Ecclesiastical enclosure, Nohaval Daly, Co. Cork
Co. Cork |
Ecclesiastical Sites
In the undulating pasture of Nohaval Daly in north Cork, something old and faintly legible persists in the land itself.
An oval enclosure, roughly 80 metres along its longer axis and about 60 metres across, sits low enough that it would be easy to walk past without registering it. The enclosing bank rises no more than 0.95 metres at its highest point, and much of the site only became clearly readable when seen from the air, appearing as a shadow site in an aerial photograph taken by Dr D.D.C. Pochin Mould. Locally, people call it a cillín, a word used in Ireland to denote a small burial ground, often associated with unbaptised infants or early Christian communities, suggesting a long memory of its sacred character.

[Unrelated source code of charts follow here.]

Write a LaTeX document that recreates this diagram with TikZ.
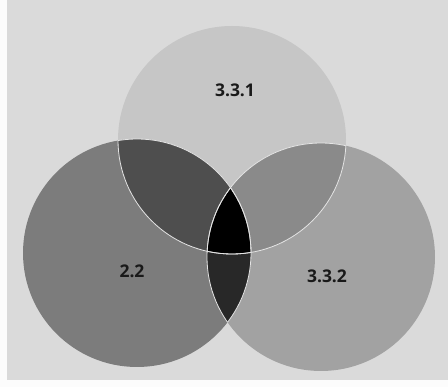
\documentclass[tikz,border=0pt]{standalone}
\usepackage{fontspec}
\setmainfont{Open Sans}
\definecolor{bg}{HTML}{DADADA}
\definecolor{ctop}{HTML}{C6C6C6}
\definecolor{cleft}{HTML}{7C7C7C}
\definecolor{cright}{HTML}{A2A2A2}
\definecolor{ctl}{HTML}{4E4E4E}
\definecolor{ctr}{HTML}{8A8A8A}
\definecolor{clr}{HTML}{282828}
\definecolor{edge}{HTML}{E4E4E4}
\begin{document}
\begin{tikzpicture}[x=1pt,y=-1pt,
  lab/.style={font=\bfseries\fontsize{17.5}{17.5}\selectfont, text=black!90},
  rim/.style={draw=edge, line width=0.8pt}]
\fill[bg] (0,0) rectangle (448,387);
\fill[white!92!bg] (0,0) rectangle (7,387);
\fill[white!92!bg] (0,380) rectangle (448,387);
\useasboundingbox (0,0) rectangle (448,387);
\coordinate (T) at (232,140);
\coordinate (L) at (137,253);
\coordinate (R) at (321,257);
\def\rr{114}
% base fills
\fill[ctop] (T) circle (\rr);
\fill[cleft] (L) circle (\rr);
\fill[cright] (R) circle (\rr);
% pairwise intersections
\begin{scope}
  \clip (T) circle (\rr);
  \fill[ctl] (L) circle (\rr);
  \fill[ctr] (R) circle (\rr);
\end{scope}
\begin{scope}
  \clip (L) circle (\rr);
  \fill[clr] (R) circle (\rr);
\end{scope}
\begin{scope}
  \clip (T) circle (\rr);
  \clip (L) circle (\rr);
  \fill[black] (R) circle (\rr);
\end{scope}
% outlines
\begin{scope}
  \clip (T) circle (\rr);
  \draw[rim] (L) circle (\rr);
  \draw[rim] (R) circle (\rr);
\end{scope}
\begin{scope}
  \clip (L) circle (\rr);
  \draw[rim] (T) circle (\rr);
  \draw[rim] (R) circle (\rr);
\end{scope}
\begin{scope}
  \clip (R) circle (\rr);
  \draw[rim] (T) circle (\rr);
  \draw[rim] (L) circle (\rr);
\end{scope}
\node[lab] (t1) at (235,90) {3.3.1};
\node[lab] (t2) at (132,271) {2.2};
\node[lab] (t3) at (327,276) {3.3.2};
\end{tikzpicture}
\end{document}
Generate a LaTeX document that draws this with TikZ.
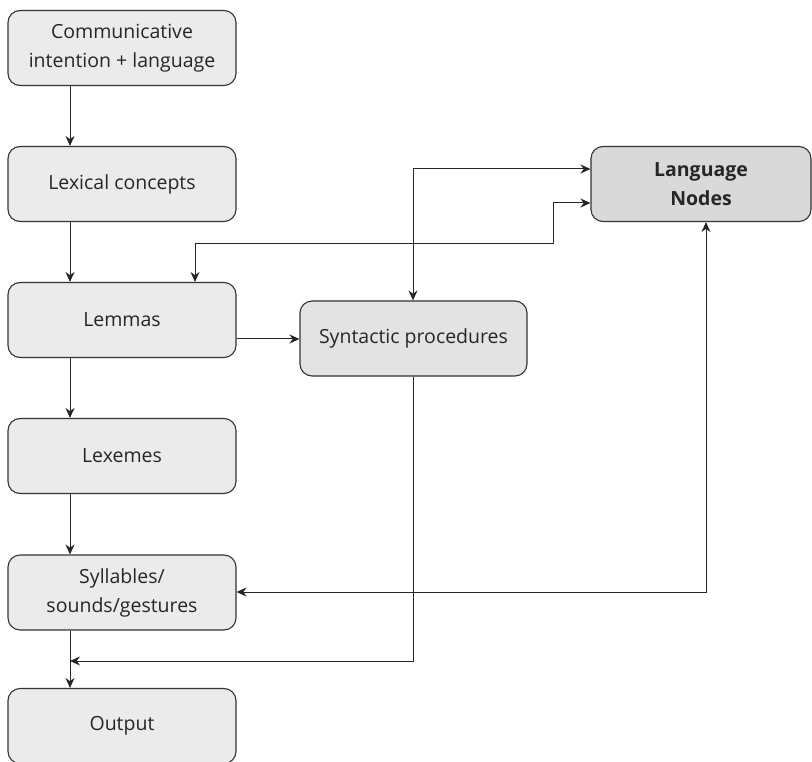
\documentclass[tikz,border=0pt]{standalone}
\usepackage{fontspec}
\setmainfont{Open Sans}
\usetikzlibrary{arrows.meta}
\definecolor{boxfill}{HTML}{EBEBEB}
\definecolor{synfill}{HTML}{E3E3E3}
\definecolor{langfill}{HTML}{D9D9D9}
\definecolor{edge}{HTML}{333333}
\begin{document}
\begin{tikzpicture}[x=1pt,y=-1pt,
  box/.style={draw=edge,line width=1.1pt,rounded corners=12pt,fill=boxfill,
    minimum width=228pt,minimum height=75pt,align=center,inner sep=0pt,
    font=\fontsize{19.5}{29}\selectfont,text=black!85},
  conn/.style={draw=black!85,line width=1pt,-{Stealth[length=10pt,width=9pt]}},
  both/.style={conn,{Stealth[length=10pt,width=9pt]}-{Stealth[length=10pt,width=9pt]}}]
\useasboundingbox (0,0) rectangle (812,762);
\node[box] (comm) at (122,48) {Communicative\\intention + language};
\node[box] (lex) at (122,184) {Lexical concepts};
\node[box] (lem) at (122,320) {Lemmas};
\node[box] (lxm) at (122,456) {Lexemes};
\node[box] (syl) at (122,592.5) {Syllables/\\sounds/gestures};
\node[box] (out) at (122,726) {Output};
\node[box,fill=synfill,minimum width=227pt] (syn) at (413.5,338.5) {Syntactic procedures};
\node[box,fill=langfill,minimum width=220pt,font=\fontsize{19.5}{29}\selectfont\bfseries] (lang) at (701,184) {Language\\Nodes};
\coordinate (c1) at (413,169);
\coordinate (c2) at (195,244);
\coordinate (c3) at (553,244);
\coordinate (c4) at (553,203);
\coordinate (c5) at (706,592);
\coordinate (c6) at (413,661);
\coordinate (c7) at (70,661);
\draw[conn] (comm.south -| 70,0) -- (lex.north -| 70,0);
\draw[conn] (lex.south -| 70,0) -- (lem.north -| 70,0);
\draw[conn] (lem.south -| 70,0) -- (lxm.north -| 70,0);
\draw[conn] (lxm.south -| 70,0) -- (syl.north -| 70,0);
\draw[conn] (syl.south -| 70,0) -- (out.north -| 70,0);
\draw[conn] (lem.east |- 0,339) -- (syn.west |- 0,339);
\draw[both] (syn.north -| c1) -- (c1) -- (lang.west |- c1);
\draw[both] (lem.north -| c2) -- (c2) -- (c3) -- (c4) -- (lang.west |- c4);
\draw[both] (lang.south -| c5) -- (c5) -- (syl.east |- c5);
\draw[conn] (syn.south -| c6) -- (c6) -- (c7);
\end{tikzpicture}
\end{document}
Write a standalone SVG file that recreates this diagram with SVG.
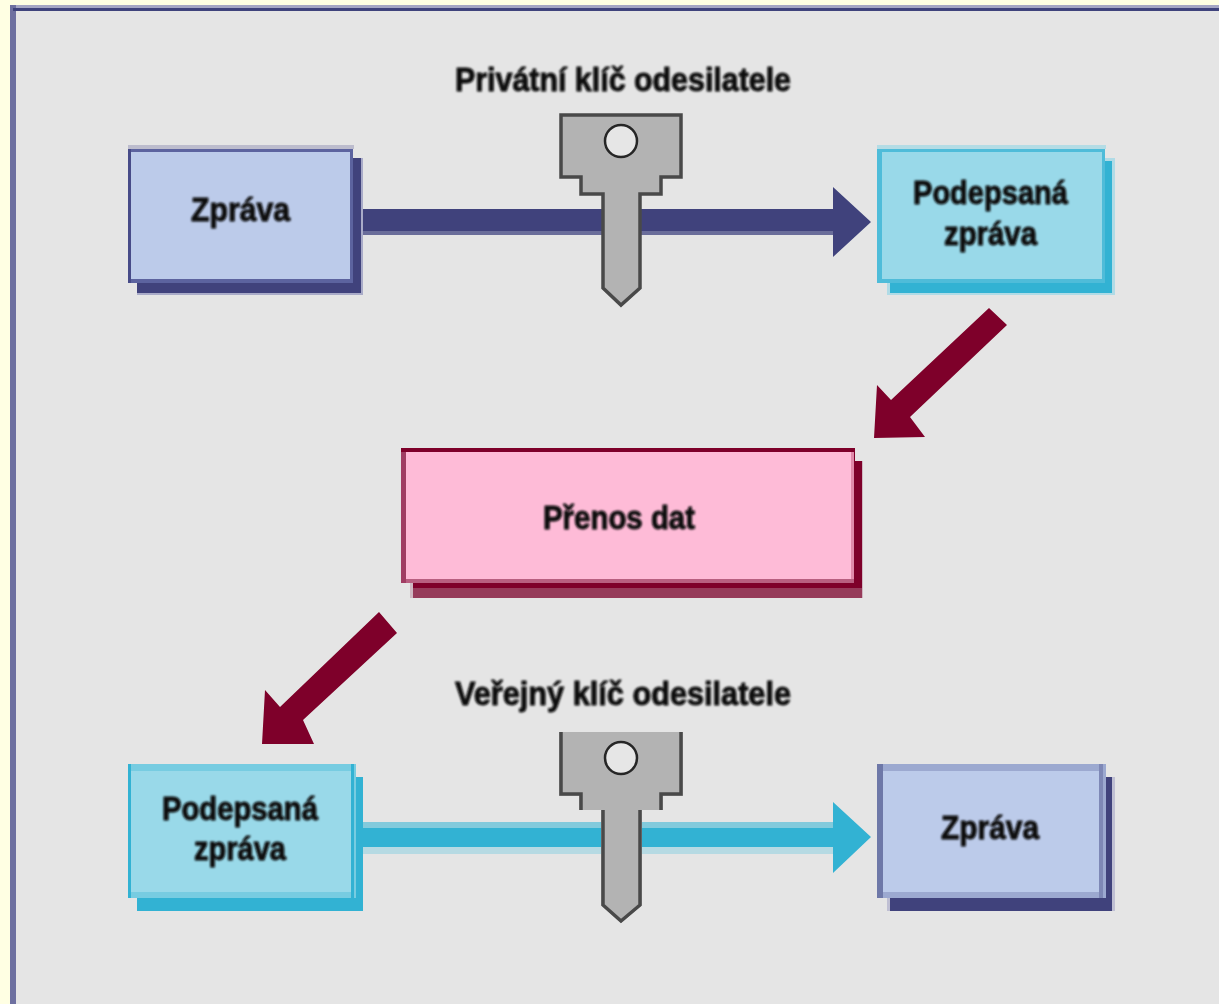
<svg xmlns="http://www.w3.org/2000/svg" width="1219" height="1004" viewBox="0 0 1219 1004">
<defs>
<filter id="soft" x="-5%" y="-20%" width="110%" height="140%"><feGaussianBlur stdDeviation="0.8"/></filter>
<filter id="edge" x="-2%" y="-2%" width="104%" height="104%"><feGaussianBlur stdDeviation="0.4"/></filter>
</defs>
<style>
text{font-family:"Liberation Sans",Arial,sans-serif;font-weight:bold;font-size:33px;fill:#0a0a0a;filter:url(#soft);stroke:#0a0a0a;stroke-width:.9px}
.key{fill:#b3b3b3;stroke:#4a4a4a;stroke-width:3.5;stroke-linejoin:miter}
.hole{fill:#e6e6e6;stroke:#262626;stroke-width:2.5}
.navy{fill:#3f437c}.cyan{fill:#33b2d3}.red{fill:#7e0029}
</style>
<rect width="1219" height="1004" fill="#ffffe3"/>
<rect x="10" y="5" width="1209" height="3" fill="#a5a6c4"/>
<rect x="10" y="5" width="6" height="999" fill="#6e70a0"/>
<rect x="13" y="8" width="1206" height="3" fill="#3f437c"/>
<rect x="16" y="11" width="1203" height="993" fill="#e5e5e5"/>
<g id="connectors" filter="url(#edge)">
<g id="arrow-top">
<rect x="353" y="231" width="480" height="4" fill="#6a6d9a"/>
<path class="navy" d="M353 209H833V187L871 222L833 257V231H353Z"/>
</g>
<path id="arrow-red-1" class="red" d="M989 308L1007 325L910 417L925 437L874 438L877 385L891 400Z"/>
<path id="arrow-red-2" class="red" d="M379 612L397 633L303 720L314 744L262 744L265 690L280 707Z"/>
<g id="arrow-bottom">
<rect x="356" y="822" width="477" height="6" fill="#82cadc"/>
<rect x="356" y="847" width="477" height="7" fill="#b6dae3"/>
<path class="cyan" d="M356 828H833V802L871 837L833 873V847H356Z"/>
</g>
</g>
<g id="node-zprava-1" filter="url(#edge)">
<rect x="137" y="158" width="226" height="137" fill="#a9abc8"/>
<rect x="137" y="158" width="224" height="135" class="navy"/>
<rect x="128" y="145" width="226" height="4" fill="#bcbccd"/>
<rect x="128" y="149" width="225" height="134" fill="#5b649f"/>
<rect x="128" y="149" width="3" height="134" fill="#474c88"/>
<rect x="131" y="152" width="219" height="127" fill="#bccbea"/>
</g>
<text x="191" y="221" textLength="99" lengthAdjust="spacingAndGlyphs">Zpráva</text>
<g id="node-podepsana-1" filter="url(#edge)">
<rect x="887" y="158" width="228" height="137" fill="#b0dbe6"/>
<rect x="890" y="161" width="222" height="132" class="cyan"/>
<rect x="877" y="145" width="229" height="4" fill="#b4dce5"/>
<rect x="877" y="149" width="228" height="134" fill="#4fbcd9"/>
<rect x="882" y="152" width="220" height="127" fill="#99d9e9"/>
</g>
<text x="913" y="204" textLength="155" lengthAdjust="spacingAndGlyphs">Podepsaná</text>
<text x="944" y="245" textLength="93" lengthAdjust="spacingAndGlyphs">zpráva</text>
<g id="node-prenos" filter="url(#edge)">
<rect x="410" y="461" width="453" height="137" fill="#cfb8c2"/>
<rect x="413" y="461" width="449" height="137" fill="#963a5a"/>
<rect x="413" y="461" width="449" height="127" class="red"/>
<rect x="401" y="448" width="454" height="135" fill="#7e0029"/>
<rect x="401" y="452" width="5" height="131" fill="#a03c64"/>
<rect x="406" y="452" width="448" height="127" fill="#e08aaa"/>
<rect x="406" y="452" width="445" height="127" fill="#febbd7"/>
<rect x="406" y="579" width="448" height="4" fill="#b85f80"/>
</g>
<text x="543" y="529" textLength="152" lengthAdjust="spacingAndGlyphs">Přenos dat</text>
<g id="node-podepsana-2" filter="url(#edge)">
<rect x="137" y="777" width="226" height="134" class="cyan"/>
<rect x="128" y="764" width="228" height="134" fill="#77cce1"/>
<rect x="128" y="764" width="3" height="134" fill="#33b2d3"/>
<rect x="351" y="764" width="3" height="134" fill="#33b2d3"/>
<rect x="131" y="771" width="220" height="121" fill="#99d9e9"/>
</g>
<text x="162" y="820" textLength="156" lengthAdjust="spacingAndGlyphs">Podepsaná</text>
<text x="194" y="860" textLength="92" lengthAdjust="spacingAndGlyphs">zpráva</text>
<g id="node-zprava-2" filter="url(#edge)">
<rect x="887" y="777" width="228" height="134" fill="#bfbfd3"/>
<rect x="890" y="777" width="222" height="134" class="navy"/>
<rect x="877" y="764" width="229" height="134" fill="#9ca9d0"/>
<rect x="877" y="764" width="6" height="134" fill="#6e78a8"/>
<rect x="1099" y="764" width="4" height="134" fill="#7e88b6"/>
<rect x="883" y="771" width="216" height="121" fill="#bccbea"/>
</g>
<text x="941" y="839" textLength="98" lengthAdjust="spacingAndGlyphs">Zpráva</text>
<g id="key-private" filter="url(#edge)">
<path class="key" d="M561 115H681V177H661V194H640V288L621 305L603 288V194H581V177H561Z"/>
<circle class="hole" cx="621" cy="141" r="16"/>
</g>
<text x="455" y="91" textLength="336" lengthAdjust="spacingAndGlyphs">Privátní klíč odesilatele</text>
<g id="key-public" filter="url(#edge)">
<path d="M559 732H683V796H663V810H642V905L621 923L601 905V810H579V796H559Z" fill="#b3b3b3"/>
<path fill="none" stroke="#4a4a4a" stroke-width="3.5" d="M561 732V794H581V810M681 732V794H661V810M603 810V905L621 921L640 905V810"/>
<circle class="hole" cx="621" cy="758" r="16"/>
</g>
<text x="455" y="705" textLength="336" lengthAdjust="spacingAndGlyphs">Veřejný klíč odesilatele</text>
</svg>
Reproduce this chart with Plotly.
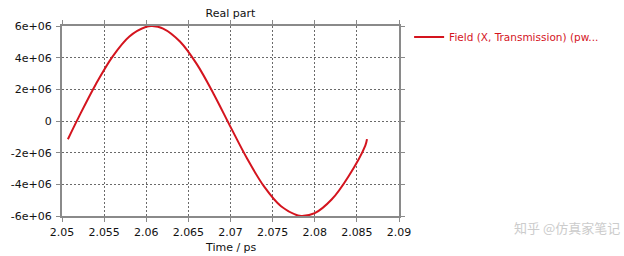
import plotly.graph_objects as go

# Values
time_ps = [2.0507, 2.052, 2.054, 2.056, 2.058, 2.060, 2.0607, 2.062, 2.064, 2.066,
           2.068, 2.070, 2.072, 2.074, 2.076, 2.078, 2.0785, 2.080, 2.082, 2.084,
           2.086, 2.0862]
field_real = [-1.15e6, 0.26e6, 2.31e6, 4.07e6, 5.34e6, 5.95e6, 6.0e6, 5.84e6, 5.02e6, 3.59e6,
              1.71e6, -0.37e6, -2.40e6, -4.15e6, -5.39e6, -5.97e6, -6.0e6, -5.82e6, -4.96e6, -3.50e6,
              -1.55e6, -1.15e6]

x_ticks = [2.05, 2.055, 2.06, 2.065, 2.07, 2.075, 2.08, 2.085, 2.09]
x_labels = ["2.05", "2.055", "2.06", "2.065", "2.07", "2.075", "2.08", "2.085", "2.09"]
y_ticks = [-6e6, -4e6, -2e6, 0, 2e6, 4e6, 6e6]
y_labels = ["-6e+06", "-4e+06", "-2e+06", "0", "2e+06", "4e+06", "6e+06"]

FONT = "DejaVu Sans"

fig = go.Figure()
fig.add_trace(go.Scatter(
    x=time_ps, y=field_real, mode="lines",
    line=dict(color="#d4141e", width=2, shape="spline", smoothing=1.0),
    name="Field (X, Transmission) (pw...",
))

axis_common = dict(
    showline=True, linecolor="#8a8a8a", linewidth=2, mirror="allticks",
    ticks="outside", ticklen=4, tickcolor="#8a8a8a", tickwidth=1,
    showgrid=True, gridcolor="#6a6a6a", griddash="2px,2px", gridwidth=1,
    zeroline=False, automargin=False,
    tickfont=dict(family=FONT, size=11, color="#111111"),
)

fig.update_layout(
    width=624, height=256,
    margin=dict(l=62, r=225, t=26, b=40),
    paper_bgcolor="white", plot_bgcolor="white",
    title=dict(text="Real part", x=(62 + 399) / 2 / 624, xanchor="center",
               y=1 - 13 / 256, yanchor="middle",
               font=dict(family=FONT, size=11, color="#111111")),
    showlegend=True,
    legend=dict(x=1.03, y=0.942, xanchor="left", yanchor="middle",
                font=dict(family=FONT, size=10.5, color="#d4141e"),
                bgcolor="rgba(0,0,0,0)", itemwidth=30),
    xaxis=dict(range=[2.05, 2.09], tickvals=x_ticks, ticktext=x_labels,
               ticklabelstandoff=1, **axis_common),
    yaxis=dict(range=[-6e6, 6e6], tickvals=y_ticks, ticktext=y_labels,
               ticklabelstandoff=2, **axis_common),
)

# x-axis title, placed just below the tick labels
fig.add_annotation(
    text="Time / ps", xref="paper", yref="paper",
    x=0.5, y=(216 - 247) / 190, xanchor="center", yanchor="middle",
    showarrow=False, font=dict(family=FONT, size=11, color="#111111"),
)

fig.add_annotation(
    text="知乎 @仿真家笔记", xref="paper", yref="paper",
    x=(512 - 62) / 337, y=(216 - 227) / 190, xanchor="left", yanchor="middle",
    showarrow=False,
    font=dict(family="Noto Sans CJK SC", size=13, color="#cccccc"),
)

fig.write_html("out.html")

By the time the antiquarian Bowman recorded it in 1934, the site was already considerably reduced. He described a double-ramparted fort on land belonging to T. O'Brien, roughly 65 yards in diameter, with the interior ground standing about three feet higher than the surrounding field, a common feature where centuries of occupation and organic accumulation have raised a site above its neighbours. He also noted a depression on the southern side, around eight yards by six yards and about two feet deep, the purpose of which he did not specify but which hints at deliberate digging or structural collapse. A ringfort lies at the northern end of the enclosure, and the whole area is remembered locally as both a burial ground and a church site, layering ecclesiastical and secular uses across the same small piece of ground. That combination, an early enclosure, a ringfort, and a named burial tradition, is characteristic of sites where early Christian communities established themselves within or alongside existing earthwork boundaries, a pattern seen repeatedly across Munster.